Under this task are some entries; return every one of them exactly.

### SUPPLIED INFORMATION:
--- begin ---

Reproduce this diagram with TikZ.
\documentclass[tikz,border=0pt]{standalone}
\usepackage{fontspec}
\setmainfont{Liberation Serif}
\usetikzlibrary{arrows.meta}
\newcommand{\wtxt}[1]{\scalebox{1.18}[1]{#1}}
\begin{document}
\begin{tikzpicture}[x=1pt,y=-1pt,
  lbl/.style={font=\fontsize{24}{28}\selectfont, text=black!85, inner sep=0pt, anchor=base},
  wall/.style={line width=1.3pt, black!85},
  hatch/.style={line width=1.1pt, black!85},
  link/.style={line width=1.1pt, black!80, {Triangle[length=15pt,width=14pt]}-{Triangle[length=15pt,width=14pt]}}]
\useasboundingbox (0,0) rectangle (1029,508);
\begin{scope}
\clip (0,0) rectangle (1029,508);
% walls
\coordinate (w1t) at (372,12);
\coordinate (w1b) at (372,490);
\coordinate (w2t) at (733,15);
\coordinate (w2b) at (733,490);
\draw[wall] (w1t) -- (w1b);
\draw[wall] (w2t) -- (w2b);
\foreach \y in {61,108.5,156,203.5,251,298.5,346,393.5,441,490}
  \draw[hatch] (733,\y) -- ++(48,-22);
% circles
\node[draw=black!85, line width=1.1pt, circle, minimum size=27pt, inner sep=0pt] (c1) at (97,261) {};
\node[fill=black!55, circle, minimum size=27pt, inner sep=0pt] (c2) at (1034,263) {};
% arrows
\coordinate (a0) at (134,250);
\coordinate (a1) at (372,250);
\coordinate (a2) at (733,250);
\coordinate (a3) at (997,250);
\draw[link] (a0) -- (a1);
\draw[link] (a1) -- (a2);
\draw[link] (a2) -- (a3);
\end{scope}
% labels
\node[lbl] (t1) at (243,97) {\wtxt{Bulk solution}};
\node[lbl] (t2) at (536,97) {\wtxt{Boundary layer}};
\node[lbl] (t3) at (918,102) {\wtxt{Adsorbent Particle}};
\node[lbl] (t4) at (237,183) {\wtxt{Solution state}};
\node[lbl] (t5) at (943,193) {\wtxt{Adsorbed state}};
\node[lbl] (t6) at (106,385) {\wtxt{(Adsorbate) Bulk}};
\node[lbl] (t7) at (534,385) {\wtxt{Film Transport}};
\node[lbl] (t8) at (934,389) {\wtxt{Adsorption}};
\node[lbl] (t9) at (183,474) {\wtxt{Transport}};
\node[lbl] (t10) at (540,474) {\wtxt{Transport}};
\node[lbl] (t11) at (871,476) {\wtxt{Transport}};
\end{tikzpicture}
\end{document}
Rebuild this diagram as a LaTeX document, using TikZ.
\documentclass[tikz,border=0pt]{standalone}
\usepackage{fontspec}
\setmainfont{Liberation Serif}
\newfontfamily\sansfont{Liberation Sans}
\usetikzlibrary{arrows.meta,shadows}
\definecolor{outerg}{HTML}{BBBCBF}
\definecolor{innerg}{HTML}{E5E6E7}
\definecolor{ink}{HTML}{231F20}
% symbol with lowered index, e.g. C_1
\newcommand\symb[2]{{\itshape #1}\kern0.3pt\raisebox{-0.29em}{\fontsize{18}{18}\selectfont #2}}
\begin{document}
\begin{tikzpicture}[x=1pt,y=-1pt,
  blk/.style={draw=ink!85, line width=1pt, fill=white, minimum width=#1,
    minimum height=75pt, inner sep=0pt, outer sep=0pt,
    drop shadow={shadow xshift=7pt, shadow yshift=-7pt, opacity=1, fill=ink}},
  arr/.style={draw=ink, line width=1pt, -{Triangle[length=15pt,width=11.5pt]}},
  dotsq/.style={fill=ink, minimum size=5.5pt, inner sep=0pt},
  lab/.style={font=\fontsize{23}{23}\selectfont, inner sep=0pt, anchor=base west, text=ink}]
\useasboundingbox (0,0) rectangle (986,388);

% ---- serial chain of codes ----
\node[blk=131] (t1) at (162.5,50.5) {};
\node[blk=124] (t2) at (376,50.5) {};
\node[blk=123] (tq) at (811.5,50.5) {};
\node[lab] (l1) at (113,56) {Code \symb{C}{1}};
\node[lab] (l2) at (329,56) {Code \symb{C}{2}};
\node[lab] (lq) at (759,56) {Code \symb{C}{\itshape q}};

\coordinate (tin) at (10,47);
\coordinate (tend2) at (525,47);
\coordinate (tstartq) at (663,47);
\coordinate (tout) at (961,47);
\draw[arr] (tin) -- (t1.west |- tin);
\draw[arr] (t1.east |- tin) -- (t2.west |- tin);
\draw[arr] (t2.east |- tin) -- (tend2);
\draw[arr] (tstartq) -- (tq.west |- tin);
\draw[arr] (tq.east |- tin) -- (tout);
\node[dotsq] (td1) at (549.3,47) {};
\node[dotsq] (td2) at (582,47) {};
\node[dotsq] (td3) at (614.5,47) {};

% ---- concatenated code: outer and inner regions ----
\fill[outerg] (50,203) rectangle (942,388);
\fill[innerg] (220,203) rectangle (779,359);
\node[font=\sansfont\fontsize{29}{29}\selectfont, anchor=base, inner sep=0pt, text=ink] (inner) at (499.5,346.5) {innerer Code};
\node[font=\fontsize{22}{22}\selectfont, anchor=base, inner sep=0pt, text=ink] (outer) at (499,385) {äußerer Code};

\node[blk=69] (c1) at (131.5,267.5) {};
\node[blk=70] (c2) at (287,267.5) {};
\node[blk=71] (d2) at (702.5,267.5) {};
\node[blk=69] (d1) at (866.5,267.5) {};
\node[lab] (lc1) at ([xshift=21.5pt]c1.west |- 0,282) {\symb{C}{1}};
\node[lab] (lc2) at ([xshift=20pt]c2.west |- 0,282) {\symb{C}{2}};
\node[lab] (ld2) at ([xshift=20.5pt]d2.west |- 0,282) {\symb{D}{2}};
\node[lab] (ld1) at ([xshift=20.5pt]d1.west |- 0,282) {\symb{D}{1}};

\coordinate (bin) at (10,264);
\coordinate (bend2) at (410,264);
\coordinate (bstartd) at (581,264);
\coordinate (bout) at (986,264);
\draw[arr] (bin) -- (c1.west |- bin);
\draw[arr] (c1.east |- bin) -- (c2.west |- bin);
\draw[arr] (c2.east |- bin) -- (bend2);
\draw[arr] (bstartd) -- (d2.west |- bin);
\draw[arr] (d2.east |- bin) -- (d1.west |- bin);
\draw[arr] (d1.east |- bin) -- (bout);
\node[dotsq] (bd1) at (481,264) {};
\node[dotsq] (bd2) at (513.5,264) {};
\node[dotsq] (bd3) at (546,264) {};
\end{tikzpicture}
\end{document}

--- end ---

### RESULT BELOW:
Reproduce this diagram with TikZ.
\documentclass[tikz,border=0pt]{standalone}
\usepackage{fontspec}
\setmainfont{Liberation Serif}
\usetikzlibrary{arrows.meta}
\newcommand{\wtxt}[1]{\scalebox{1.18}[1]{#1}}
\begin{document}
\begin{tikzpicture}[x=1pt,y=-1pt,
  lbl/.style={font=\fontsize{24}{28}\selectfont, text=black!85, inner sep=0pt, anchor=base},
  wall/.style={line width=1.3pt, black!85},
  hatch/.style={line width=1.1pt, black!85},
  link/.style={line width=1.1pt, black!80, {Triangle[length=15pt,width=14pt]}-{Triangle[length=15pt,width=14pt]}}]
\useasboundingbox (0,0) rectangle (1029,508);
\begin{scope}
\clip (0,0) rectangle (1029,508);
% walls
\coordinate (w1t) at (372,12);
\coordinate (w1b) at (372,490);
\coordinate (w2t) at (733,15);
\coordinate (w2b) at (733,490);
\draw[wall] (w1t) -- (w1b);
\draw[wall] (w2t) -- (w2b);
\foreach \y in {61,108.5,156,203.5,251,298.5,346,393.5,441,490}
  \draw[hatch] (733,\y) -- ++(48,-22);
% circles
\node[draw=black!85, line width=1.1pt, circle, minimum size=27pt, inner sep=0pt] (c1) at (97,261) {};
\node[fill=black!55, circle, minimum size=27pt, inner sep=0pt] (c2) at (1034,263) {};
% arrows
\coordinate (a0) at (134,250);
\coordinate (a1) at (372,250);
\coordinate (a2) at (733,250);
\coordinate (a3) at (997,250);
\draw[link] (a0) -- (a1);
\draw[link] (a1) -- (a2);
\draw[link] (a2) -- (a3);
\end{scope}
% labels
\node[lbl] (t1) at (243,97) {\wtxt{Bulk solution}};
\node[lbl] (t2) at (536,97) {\wtxt{Boundary layer}};
\node[lbl] (t3) at (918,102) {\wtxt{Adsorbent Particle}};
\node[lbl] (t4) at (237,183) {\wtxt{Solution state}};
\node[lbl] (t5) at (943,193) {\wtxt{Adsorbed state}};
\node[lbl] (t6) at (106,385) {\wtxt{(Adsorbate) Bulk}};
\node[lbl] (t7) at (534,385) {\wtxt{Film Transport}};
\node[lbl] (t8) at (934,389) {\wtxt{Adsorption}};
\node[lbl] (t9) at (183,474) {\wtxt{Transport}};
\node[lbl] (t10) at (540,474) {\wtxt{Transport}};
\node[lbl] (t11) at (871,476) {\wtxt{Transport}};
\end{tikzpicture}
\end{document}
Rebuild this diagram as a LaTeX document, using TikZ.
\documentclass[tikz,border=0pt]{standalone}
\usepackage{fontspec}
\setmainfont{Liberation Serif}
\newfontfamily\sansfont{Liberation Sans}
\usetikzlibrary{arrows.meta,shadows}
\definecolor{outerg}{HTML}{BBBCBF}
\definecolor{innerg}{HTML}{E5E6E7}
\definecolor{ink}{HTML}{231F20}
% symbol with lowered index, e.g. C_1
\newcommand\symb[2]{{\itshape #1}\kern0.3pt\raisebox{-0.29em}{\fontsize{18}{18}\selectfont #2}}
\begin{document}
\begin{tikzpicture}[x=1pt,y=-1pt,
  blk/.style={draw=ink!85, line width=1pt, fill=white, minimum width=#1,
    minimum height=75pt, inner sep=0pt, outer sep=0pt,
    drop shadow={shadow xshift=7pt, shadow yshift=-7pt, opacity=1, fill=ink}},
  arr/.style={draw=ink, line width=1pt, -{Triangle[length=15pt,width=11.5pt]}},
  dotsq/.style={fill=ink, minimum size=5.5pt, inner sep=0pt},
  lab/.style={font=\fontsize{23}{23}\selectfont, inner sep=0pt, anchor=base west, text=ink}]
\useasboundingbox (0,0) rectangle (986,388);

% ---- serial chain of codes ----
\node[blk=131] (t1) at (162.5,50.5) {};
\node[blk=124] (t2) at (376,50.5) {};
\node[blk=123] (tq) at (811.5,50.5) {};
\node[lab] (l1) at (113,56) {Code \symb{C}{1}};
\node[lab] (l2) at (329,56) {Code \symb{C}{2}};
\node[lab] (lq) at (759,56) {Code \symb{C}{\itshape q}};

\coordinate (tin) at (10,47);
\coordinate (tend2) at (525,47);
\coordinate (tstartq) at (663,47);
\coordinate (tout) at (961,47);
\draw[arr] (tin) -- (t1.west |- tin);
\draw[arr] (t1.east |- tin) -- (t2.west |- tin);
\draw[arr] (t2.east |- tin) -- (tend2);
\draw[arr] (tstartq) -- (tq.west |- tin);
\draw[arr] (tq.east |- tin) -- (tout);
\node[dotsq] (td1) at (549.3,47) {};
\node[dotsq] (td2) at (582,47) {};
\node[dotsq] (td3) at (614.5,47) {};

% ---- concatenated code: outer and inner regions ----
\fill[outerg] (50,203) rectangle (942,388);
\fill[innerg] (220,203) rectangle (779,359);
\node[font=\sansfont\fontsize{29}{29}\selectfont, anchor=base, inner sep=0pt, text=ink] (inner) at (499.5,346.5) {innerer Code};
\node[font=\fontsize{22}{22}\selectfont, anchor=base, inner sep=0pt, text=ink] (outer) at (499,385) {äußerer Code};

\node[blk=69] (c1) at (131.5,267.5) {};
\node[blk=70] (c2) at (287,267.5) {};
\node[blk=71] (d2) at (702.5,267.5) {};
\node[blk=69] (d1) at (866.5,267.5) {};
\node[lab] (lc1) at ([xshift=21.5pt]c1.west |- 0,282) {\symb{C}{1}};
\node[lab] (lc2) at ([xshift=20pt]c2.west |- 0,282) {\symb{C}{2}};
\node[lab] (ld2) at ([xshift=20.5pt]d2.west |- 0,282) {\symb{D}{2}};
\node[lab] (ld1) at ([xshift=20.5pt]d1.west |- 0,282) {\symb{D}{1}};

\coordinate (bin) at (10,264);
\coordinate (bend2) at (410,264);
\coordinate (bstartd) at (581,264);
\coordinate (bout) at (986,264);
\draw[arr] (bin) -- (c1.west |- bin);
\draw[arr] (c1.east |- bin) -- (c2.west |- bin);
\draw[arr] (c2.east |- bin) -- (bend2);
\draw[arr] (bstartd) -- (d2.west |- bin);
\draw[arr] (d2.east |- bin) -- (d1.west |- bin);
\draw[arr] (d1.east |- bin) -- (bout);
\node[dotsq] (bd1) at (481,264) {};
\node[dotsq] (bd2) at (513.5,264) {};
\node[dotsq] (bd3) at (546,264) {};
\end{tikzpicture}
\end{document}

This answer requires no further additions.